The marketing team has spent significant time defining what that actually means in practice, from romanticized visual references like the Big Ben and the British countryside, to globally recognized British talent such as Cara Delevingne and Rosie Huntington-Whiteley, to softer cultural codes such as weather, wit, and humor. Humor, in particular, is one of the trickiest to get right. “It’s hard to tell a joke at the dinner table where everyone is going to laugh — and that’s our challenge when we lean into wit. Will everyone understand this?” says Kiman.
Some ideas never made it to consumers. In the early stages of the reset, projects were sometimes pulled late in the process if they didn’t quite land. “We had stumbling blocks with that early on, where we would talk to our regions and they would say, ‘We don’t understand what this joke is about,’” he says. “So now, if we’re playing with wit, it needs to be understandable — or we’ll give you the background story and the narrative to help it be digested.”

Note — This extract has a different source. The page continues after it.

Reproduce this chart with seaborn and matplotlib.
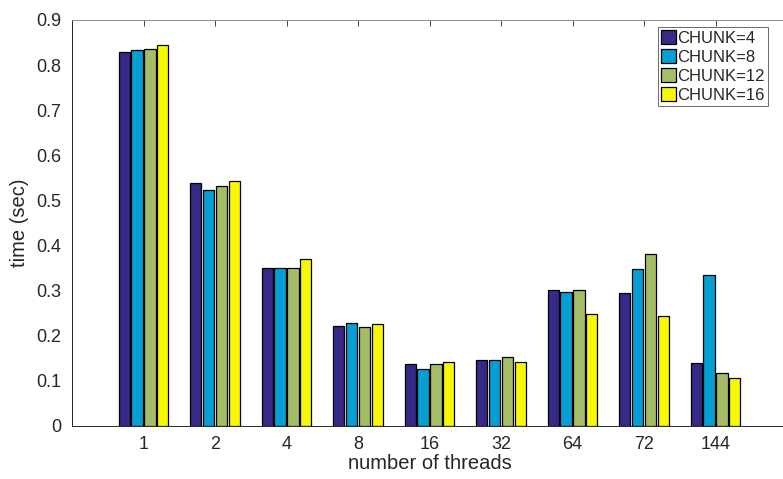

The key is to translate core storytelling about Britishness while ensuring it still resonates locally. “Before we could localize, we had to know what we were localizing,” Kiman says. “Our markets are very clear that they want us to show up as a British brand — that’s what they’re hungry for. They want those stories and those platforms from us, before they find smart ways to build the bridge locally.”
China was one of the first markets Kiman focused on. The region makes up around a third of sales and was Burberry’s best-performing region, with revenues up 6% in its most recent earnings (prior to the new strategy, performance in China was patchy). “I wanted a new approach — I wanted to work with local art directors, local agencies,” he says. Localization is less about copying campaigns and more about maintaining the spirit of the brand while adapting to cultural nuance, he says. “I’ve seen the copy-paste approach often fall flat. In the short term, it might work, but in the long term it can dilute the brand.”
That tension between immediate gains and long-term brand-building is one Kiman returns to repeatedly. For all the experimentation and iteration of the past 18 months, the broader goal remains consistency: building a version of timeless British luxury that resonates globally without losing its shape. “The customers will be the final judge,” he says.